--- BEGIN Material for this task ---

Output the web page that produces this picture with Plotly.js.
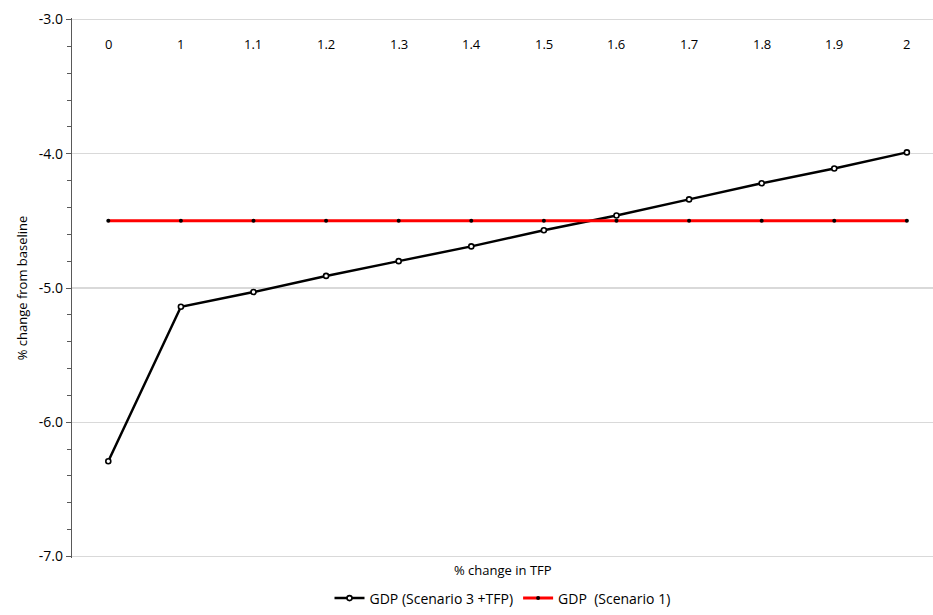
<!DOCTYPE html>
<html>
<head>
<meta charset="utf-8">
<script src="https://cdn.plot.ly/plotly-3.0.1.min.js"></script>
<style>html,body{margin:0;padding:0;background:#fff;}#chart{width:933px;height:615px;}</style>
</head>
<body>
<div id="chart"></div>
<script>
const categories = ["0","1","1.1","1.2","1.3","1.4","1.5","1.6","1.7","1.8","1.9","2"];
const gdpScenario3TFP = [-6.29,-5.14,-5.03,-4.91,-4.80,-4.69,-4.57,-4.46,-4.34,-4.22,-4.11,-3.99];
const gdpScenario1 = [-4.5,-4.5,-4.5,-4.5,-4.5,-4.5,-4.5,-4.5,-4.5,-4.5,-4.5,-4.5];
const yTickVals = [-7,-6,-5,-4,-3];
const yTickText = ["-7.0","-6.0","-5.0","-4.0","-3.0"];

const font = "Open Sans, Noto Sans, sans-serif";

const traces = [
  {
    x: categories, y: gdpScenario3TFP, type: "scatter", mode: "lines+markers",
    name: "GDP (Scenario 3 +TFP)",
    line: {color: "#000000", width: 2.5},
    marker: {symbol: "circle", size: 5, color: "#ffffff", line: {color: "#000000", width: 1.6}}
  },
  {
    x: categories, y: gdpScenario1, type: "scatter", mode: "lines+markers",
    name: "GDP  (Scenario 1)",
    line: {color: "#ff0000", width: 3},
    marker: {symbol: "circle", size: 4, color: "#000000"}
  }
];

const layout = {
  width: 933, height: 615,
  margin: {l: 72, r: 0, t: 18, b: 57},
  paper_bgcolor: "#ffffff", plot_bgcolor: "#ffffff",
  font: {family: font, size: 12, color: "#000000"},
  showlegend: true,
  legend: {orientation: "h", x: 0.5, xanchor: "center", y: -0.075, yanchor: "middle",
           font: {family: font, size: 14, color: "#000000"}, traceorder: "normal"},
  xaxis: {
    type: "category", side: "top", range: [-0.5, 11.36],
    showticklabels: false, ticks: "",
    showgrid: false, zeroline: false, showline: false
  },
  yaxis: {
    range: [-7.011, -2.989], tickvals: yTickVals, ticktext: yTickText,
    showgrid: true, gridcolor: "#d9d9d9", gridwidth: 1.2, zeroline: false,
    showline: true, linecolor: "#595959", linewidth: 1.2,
    ticks: "outside", ticklen: 5, tickcolor: "#595959",
    minor: {dtick: 0.2, ticks: "outside", ticklen: 4, tickcolor: "#595959", showgrid: false},
    tickfont: {family: font, size: 14, color: "#000000"},
    title: {text: "% change from baseline", font: {family: font, size: 13, color: "#000000"}, standoff: 8}
  },
  annotations: [
    {text: "% change in TFP", xref: "paper", yref: "paper", x: 0.5, y: -0.022, yanchor: "middle",
     showarrow: false, font: {family: font, size: 13, color: "#000000"}}
  ].concat(categories.map((c, i) => ({
    text: c, x: i, xref: "x", y: 1, yref: "paper", yanchor: "middle", yshift: -26,
    showarrow: false, font: {family: font, size: 13, color: "#000000"}
  })))
};

Plotly.newPlot("chart", traces, layout, {displayModeBar: false, staticPlot: true});
</script>
</body>
</html>
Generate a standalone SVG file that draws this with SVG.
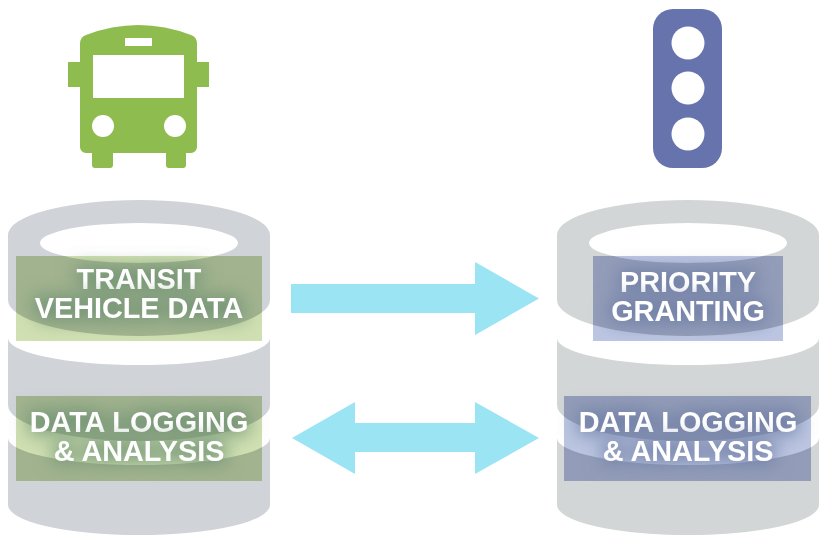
<svg xmlns="http://www.w3.org/2000/svg" xmlns:xlink="http://www.w3.org/1999/xlink" width="825" height="540" viewBox="0 0 825 540">
<style>
.lbl{font-family:"Liberation Sans",Arial,sans-serif;font-weight:700;font-size:28.800px;fill:#fff;text-anchor:middle}
.arrow{fill:#9ae4f4}
.hole{fill:#fff}
.gL{fill:#d0d4d8}
.gR{fill:#d3d6d6}
.lightL{fill:#d0e0b2}
.darkL{fill:#a2b38f}
.lightR{fill:#bcc6e2}
.darkR{fill:#939db9}
.haloL{filter:url(#haloL)}
.haloR{filter:url(#haloR)}
</style>
<defs>
<path id="cyl" fill-rule="evenodd" d="M8 235A131 35 0 0 1 270 235V300A131 36 0 0 1 8 300ZM40 243A99 20 0 0 0 238 243A99 20 0 0 0 40 243ZM8 338A131 27 0 0 0 270 338V405A131 36 0 0 1 8 405ZM8 438A131 27 0 0 0 270 438V505A131 30 0 0 1 8 505Z"/>
<clipPath id="sec"><use xlink:href="#cyl" clip-rule="evenodd"/></clipPath>
<filter id="soft" x="0" y="0" width="100%" height="100%"><feGaussianBlur stdDeviation="0.600"/></filter>
<filter id="haloL" x="-30%" y="-80%" width="160%" height="260%" color-interpolation-filters="sRGB">
<feMorphology in="SourceAlpha" operator="dilate" radius="3" result="d"/>
<feGaussianBlur in="d" stdDeviation="9" result="b"/>
<feFlood flood-color="#6c9070" flood-opacity=".8"/>
<feComposite in2="b" operator="in" result="h"/>
<feMerge><feMergeNode in="h"/><feMergeNode in="SourceGraphic"/></feMerge>
</filter>
<filter id="haloR" x="-30%" y="-80%" width="160%" height="260%" color-interpolation-filters="sRGB">
<feMorphology in="SourceAlpha" operator="dilate" radius="3" result="d"/>
<feGaussianBlur in="d" stdDeviation="9" result="b"/>
<feFlood flood-color="#6c7ba2" flood-opacity=".8"/>
<feComposite in2="b" operator="in" result="h"/>
<feMerge><feMergeNode in="h"/><feMergeNode in="SourceGraphic"/></feMerge>
</filter>
</defs>
<rect width="825" height="540" fill="#fff"/>
<g filter="url(#soft)">
<g id="bus">
<path fill="#8fbc4f" d="M95 168A3 3 0 0 1 92 165V153H86A6 6 0 0 1 80 147V87H68V62H80V44Q80 37 86 35Q112 25 138.500 25Q165 25 191 35Q197 37 197 44V62H209V87H197V147A6 6 0 0 1 191 153H186V165A3 3 0 0 1 183 168H169A3 3 0 0 1 166 165V153H113V165A3 3 0 0 1 110 168Z"/>
<rect class="hole" x="93" y="55" width="91" height="43"/>
<rect class="hole" x="125" y="38" width="27" height="8"/>
<circle class="hole" cx="103" cy="126" r="11"/>
<circle class="hole" cx="175" cy="126" r="11"/>
</g>
<g id="traffic-light">
<rect x="653" y="9" width="69" height="159" rx="20" fill="#6673ac"/>
<circle class="hole" cx="688" cy="43" r="16.500"/>
<circle class="hole" cx="688" cy="88" r="16.500"/>
<circle class="hole" cx="688" cy="134" r="16.500"/>
</g>
<g id="vehicle-store">
<use xlink:href="#cyl" class="gL"/>
<g id="transit-vehicle-data">
<rect class="lightL" x="16" y="256" width="246" height="85"/>
<rect class="darkL" x="16" y="256" width="246" height="85" clip-path="url(#sec)"/>
<text class="lbl haloL" x="139" y="289">TRANSIT</text>
<text class="lbl haloL" x="139" y="318">VEHICLE DATA</text>
</g>
<g id="vehicle-logging">
<rect class="lightL" x="16" y="396" width="246" height="85"/>
<rect class="darkL" x="16" y="396" width="246" height="85" clip-path="url(#sec)"/>
<text class="lbl haloL" x="139" y="432">DATA LOGGING</text>
<text class="lbl haloL" x="139" y="461">&amp; ANALYSIS</text>
</g>
</g>
<g id="signal-store" transform="translate(549 0)">
<use xlink:href="#cyl" class="gR"/>
<g id="priority-granting">
<rect class="lightR" x="44" y="256" width="190" height="85"/>
<rect class="darkR" x="44" y="256" width="190" height="85" clip-path="url(#sec)"/>
<text class="lbl haloR" x="139" y="292">PRIORITY</text>
<text class="lbl haloR" x="139" y="321">GRANTING</text>
</g>
<g id="signal-logging">
<rect class="lightR" x="15" y="396" width="247" height="85"/>
<rect class="darkR" x="15" y="396" width="247" height="85" clip-path="url(#sec)"/>
<text class="lbl haloR" x="139" y="432">DATA LOGGING</text>
<text class="lbl haloR" x="139" y="461">&amp; ANALYSIS</text>
</g>
</g>
<g id="connectors">
<polygon class="arrow" points="291,284 475,284 475,262 539,298.500 475,335 475,313 291,313"/>
<polygon class="arrow" points="292,438 355,402 355,423 475,423 475,402 539,438 475,474 475,452 355,452 355,474"/>
</g>
</g>
</svg>
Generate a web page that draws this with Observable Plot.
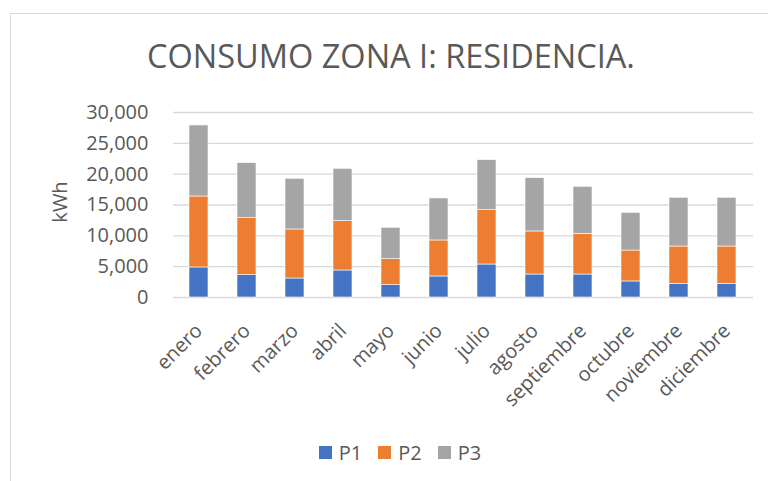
<!DOCTYPE html>
<html>
<head>
<meta charset="utf-8">
<script src="https://cdn.jsdelivr.net/npm/d3@7"></script>
<script src="https://cdn.jsdelivr.net/npm/@observablehq/plot@0.6"></script>
<style>
  html, body { margin: 0; padding: 0; background: #fff; }
  #wrap { position: relative; width: 768px; height: 481px; overflow: hidden; font-family: "Open Sans", "Liberation Sans", sans-serif; color: #595959; }
  #frame { position: absolute; left: 10px; top: 13px; width: 800px; height: 520px; border: 1px solid #d9d9d9; box-sizing: border-box; }
  #title { position: absolute; left: 0; width: 782px; top: 68px; text-align: center; font-size: 32.5px; line-height: 0; color: #595959; white-space: nowrap; }
  #title span { display: inline-block; transform: translateY(-0.36em); }
  #ylabel { position: absolute; left: 59px; top: 202px; transform: translate(-50%, -50%) rotate(-90deg); font-size: 20px; color: #595959; }
  #chart { position: absolute; left: 0; top: 95px; }
  #legend { position: absolute; left: 0; width: 800px; top: 439px; display: flex; justify-content: center; gap: 16px; font-size: 20px; color: #595959; }
  .item { display: flex; align-items: center; gap: 7px; }
  .sw { width: 13px; height: 13px; display: inline-block; }
</style>
</head>
<body>
<div id="wrap">
  <div id="frame"></div>
  <div id="title"><span>CONSUMO ZONA I: RESIDENCIA.</span></div>
  <div id="ylabel">kWh</div>
  <div id="chart"></div>
  <div id="legend"></div>
</div>
<script>
const months = ["enero","febrero","marzo","abril","mayo","junio","julio","agosto","septiembre","octubre","noviembre","diciembre"];
const seriesNames = ["P1","P2","P3"];
const seriesColors = ["#4472C4","#ED7D31","#A5A5A5"];
const p1 = [4870, 3620, 3080, 4380, 2000, 3410, 5350, 3730, 3730, 2600, 2220, 2220];
const p2 = [11510, 9250, 7950, 8000, 4220, 5840, 8820, 6980, 6600, 5020, 6050, 6050];
const p3 = [11520, 8920, 8220, 8490, 5080, 6810, 8110, 8650, 7620, 6110, 7900, 7900];
const yTicks = [0, 5000, 10000, 15000, 20000, 25000, 30000];

const seriesValues = [p1, p2, p3];
const data = [];
seriesNames.forEach((s, si) => months.forEach((m, mi) => data.push({month: m, serie: s, value: seriesValues[si][mi]})));

const fmt = d3.format(",");
const chart = Plot.plot({
  width: 768,
  height: 335,
  marginLeft: 173,
  marginRight: 15,
  marginTop: 17,
  marginBottom: 133,
  style: { fontFamily: '"Open Sans", "Liberation Sans", sans-serif', color: "#595959", background: "transparent" },
  x: { domain: months, paddingInner: 0.6, paddingOuter: 0.3, label: null, tickSize: 0, tickPadding: 30, tickRotate: -45 },
  y: { domain: [0, 30000], ticks: yTicks, tickFormat: fmt, label: null, tickSize: 0, tickPadding: 25 },
  color: { domain: seriesNames, range: seriesColors },
  marks: [
    Plot.ruleY(yTicks, { stroke: "#d9d9d9", strokeWidth: 1.3 }),
    Plot.barY(data, { x: "month", y: "value", fill: "serie", order: seriesNames, stroke: "#ffffff", strokeWidth: 0.6 }),
    Plot.axisX({ tickSize: 0, tickPadding: 30, tickRotate: -45, fontSize: 20, fill: "#595959" }),
    Plot.axisY({ ticks: yTicks, tickFormat: fmt, tickSize: 0, tickPadding: 25, fontSize: 20, fill: "#595959" })
  ]
});
document.getElementById("chart").appendChild(chart);

const legend = document.getElementById("legend");
seriesNames.forEach((s, i) => {
  const it = document.createElement("div");
  it.className = "item";
  it.innerHTML = `<span class="sw" style="background:${seriesColors[i]}"></span><span>${s}</span>`;
  legend.appendChild(it);
});
</script>
</body>
</html>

--- END Material for this task ---

Using the listing above, say how many of its lines contain the string "that", giving nothing but the figure.

• [Answer in full]:
3